The driver of the car coming toward me is paying attention what he is doing.
Someone, God, the government, karma or maybe our parents, is watching over us and will one day correct the wrongs we see, or think we see. I think we all need this in some form just to get through the day.
astorian is right, though. The fact that we’ve spontaneously organized ourselves into mutually beneficial and reasonably compassionate collectives, especially in the modern western world, says a lot more about us than how we might act in the throes of desperation. There’s been both great good and terrible evil in human history, and our present civilization is pretty much the net balance of it all.
You already mentioned most of them. That you don’t really die when you die, and that personal wealth is created by hard work rather than good fortune are two that I’d add.
Yes, we’d collectivize into tribes :). We’re social, pack-oriented animals* and will seek each other out for our own social comfort and support. However the downside to that is that we are also predatory and packs are territorial. The Other will always be a problem in human society to one degree or another.
*ETA: I guess I don’t need to tell you, of all people, that :D.

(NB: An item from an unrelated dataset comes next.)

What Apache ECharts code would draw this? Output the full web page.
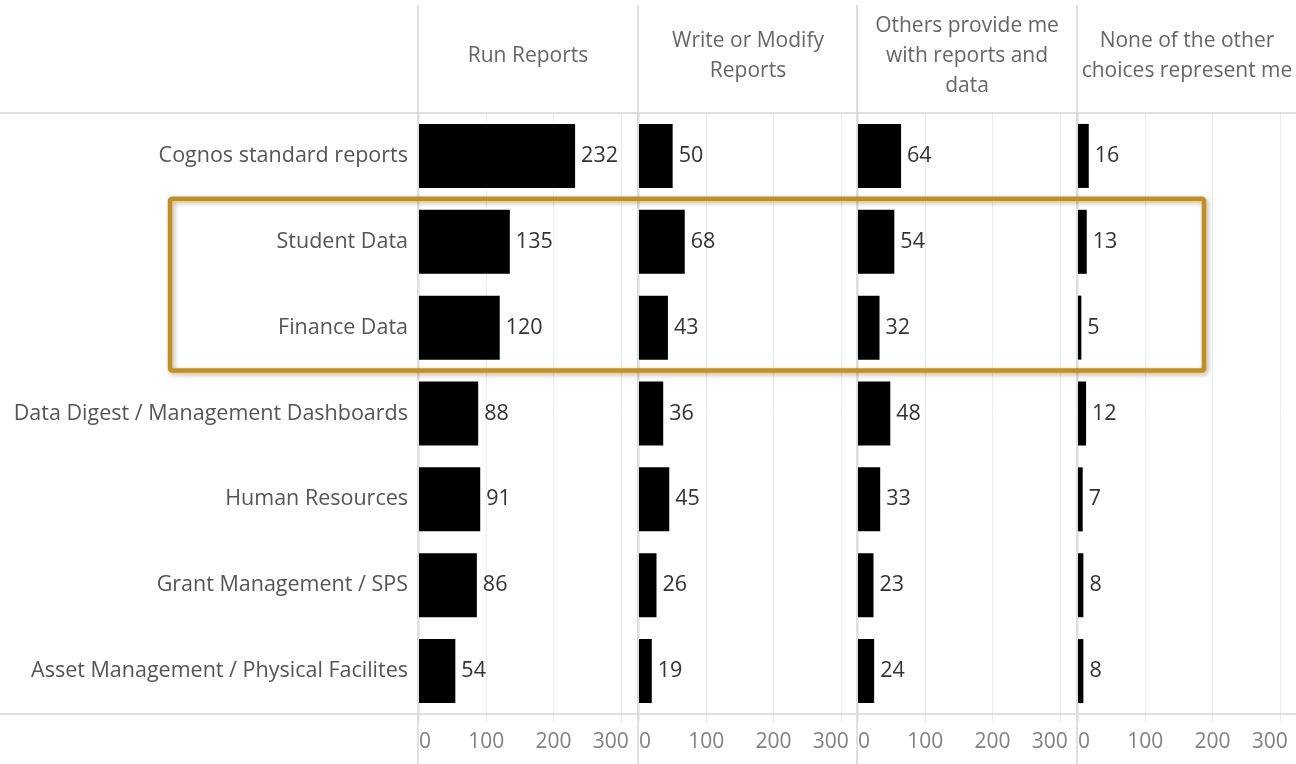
<!DOCTYPE html>
<html>
<head>
<meta charset="utf-8">
<script src="https://cdn.jsdelivr.net/npm/echarts@6/dist/echarts.min.js"></script>
<style>
html,body{margin:0;padding:0;background:#fff;}
#chart{width:1296px;height:764px;}
</style>
</head>
<body>
<div id="chart"></div>
<script>
// ---- data ----
const categories = [
  'Cognos standard reports',
  'Student Data',
  'Finance Data',
  'Data Digest / Management Dashboards',
  'Human Resources',
  'Grant Management / SPS',
  'Asset Management / Physical Facilites'
];
const panelTitles = [
  'Run Reports',
  'Write or Modify\nReports',
  'Others provide me\nwith reports and\ndata',
  'None of the other\nchoices represent me'
];
const runReports   = [232, 135, 120, 88, 91, 86, 54];
const writeModify  = [50, 68, 43, 36, 45, 26, 19];
const othersProvide= [64, 54, 32, 48, 33, 23, 24];
const noneOfOther  = [16, 13, 5, 12, 7, 8, 8];
const tickValues   = [0, 100, 200, 300];
const highlighted  = ['Student Data', 'Finance Data'];

const seriesData = [runReports, writeModify, othersProvide, noneOfOther];

// ---- layout ----
const FONT = 'Open Sans';
const panelLeft = [419, 639, 858, 1078];
const panelWidth = 218;
const plotTop = 113, plotBottom = 714;
const axisMax = 324;

const grids = [], xAxes = [], yAxes = [], series = [];
seriesData.forEach((vals, i) => {
  grids.push({left: panelLeft[i], top: plotTop, width: panelWidth, height: plotBottom - plotTop, containLabel: false});
  xAxes.push({
    type: 'value', gridIndex: i, min: 0, max: axisMax, interval: 100,
    axisLine: {show: false},
    axisTick: {show: true, length: 8, lineStyle: {color: '#ececec'}},
    splitLine: {show: true, lineStyle: {color: '#ececec', width: 1}},
    axisLabel: {
      color: '#808080', fontFamily: FONT, fontSize: 21, margin: 18,
      showMaxLabel: false,
      alignMinLabel: 'left',
      formatter: v => {
        if (tickValues.indexOf(v) < 0) return '';
        return v === tickValues[tickValues.length - 1] ? '{last|' + v + '}' : String(v);
      },
      rich: {last: {color: '#808080', fontFamily: FONT, fontSize: 21, padding: [0, 20, 0, 0]}}
    }
  });
  yAxes.push({
    type: 'category', gridIndex: i, data: categories, inverse: true,
    axisLine: {show: false}, axisTick: {show: false},
    axisLabel: {show: i === 0, color: '#555', fontFamily: FONT, fontSize: 21.5, margin: 11}
  });
  series.push({
    type: 'bar', xAxisIndex: i, yAxisIndex: i, data: vals,
    barWidth: 64,
    itemStyle: {color: '#000'},
    label: {show: true, position: 'right', distance: 6, color: '#333', fontFamily: FONT, fontSize: 21.5},
    silent: true
  });
});

const lineColor = '#d6d6d6';
const graphics = [];
graphics.push({type: 'line', shape: {x1: 0, y1: plotTop, x2: 1296, y2: plotTop}, style: {stroke: lineColor, lineWidth: 1.5}, z: 5});
graphics.push({type: 'line', shape: {x1: 0, y1: plotBottom, x2: 1296, y2: plotBottom}, style: {stroke: lineColor, lineWidth: 1.5}, z: 5});
panelLeft.forEach(x => {
  graphics.push({type: 'line', shape: {x1: x - 1, y1: 5, x2: x - 1, y2: 764}, style: {stroke: lineColor, lineWidth: 1.5}, z: 5});
});
panelTitles.forEach((t, i) => {
  graphics.push({
    type: 'text', x: panelLeft[i] + panelWidth / 2, y: 56,
    style: {text: t, align: 'center', verticalAlign: 'middle', lineHeight: 30,
            fill: '#666', font: '21px "' + FONT + '"'}
  });
});

const chart = echarts.init(document.getElementById('chart'), null, {renderer: 'canvas'});
chart.setOption({
  animation: false,
  backgroundColor: '#fff',
  grid: grids, xAxis: xAxes, yAxis: yAxes, series: series,
  graphic: graphics
});

const yA = chart.convertToPixel({yAxisIndex: 0}, highlighted[0]);
const yB = chart.convertToPixel({yAxisIndex: 0}, highlighted[highlighted.length - 1]);
const band = (plotBottom - plotTop) / categories.length;
graphics.push({
  type: 'rect',
  shape: {x: 170, y: yA - band / 2, width: 1034, height: (yB - yA) + band, r: 2},
  style: {fill: 'none', stroke: '#C4901C', lineWidth: 4.5,
          shadowBlur: 5, shadowColor: 'rgba(0,0,0,0.3)', shadowOffsetX: 2, shadowOffsetY: 2},
  z: 10
});
chart.setOption({graphic: graphics});
</script>
</body>
</html>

This is true, but to a large extent even tribal rivalries in many respects seem to be becoming more civilized, at least among the major factions. Only 75 years ago most of Europe was in the grip of the kind of unbridled imperialist expansionism that I don’t think could happen anywhere today. (Some are concerned about Russia today, but I’d argue it’s a very different scenario for many reasons.) And in the 50s and 60s we were furiously building fallout shelters against the almost-inevitable nuclear war, and we seem to have got a handle on that. We’re even engaging in foreign monetary aid, humanitarian aid, and even useful peacekeeping sometimes. Oh, some of it is far from altruistic, some of it is a sham, but I’m ever the optimist!
I am an extraordinarily civil and domesticated wolf, more inclined to poetry than predation.
That sounds like the Joker’s philosophy on human nature in the Dark Knight. I think humans are about as nice to others as people are to them, they are about as considerate of the wants/needs of others as their own needs and wants get met. If people’s needs are met they are more likely to meet the needs of others. I don’t think it is a coincidence that most of our cultural, social, political and human rights reforms occurred after we started to develop the technology to live wealthier lives where our needs were getting met.
If you take that away, people will become assholes but it is our default position to try to get our own needs met. Plus since we already had that with 21st century society we will know what we are missing. This will create a large motivation to get it back, which will bring us back to where we are now.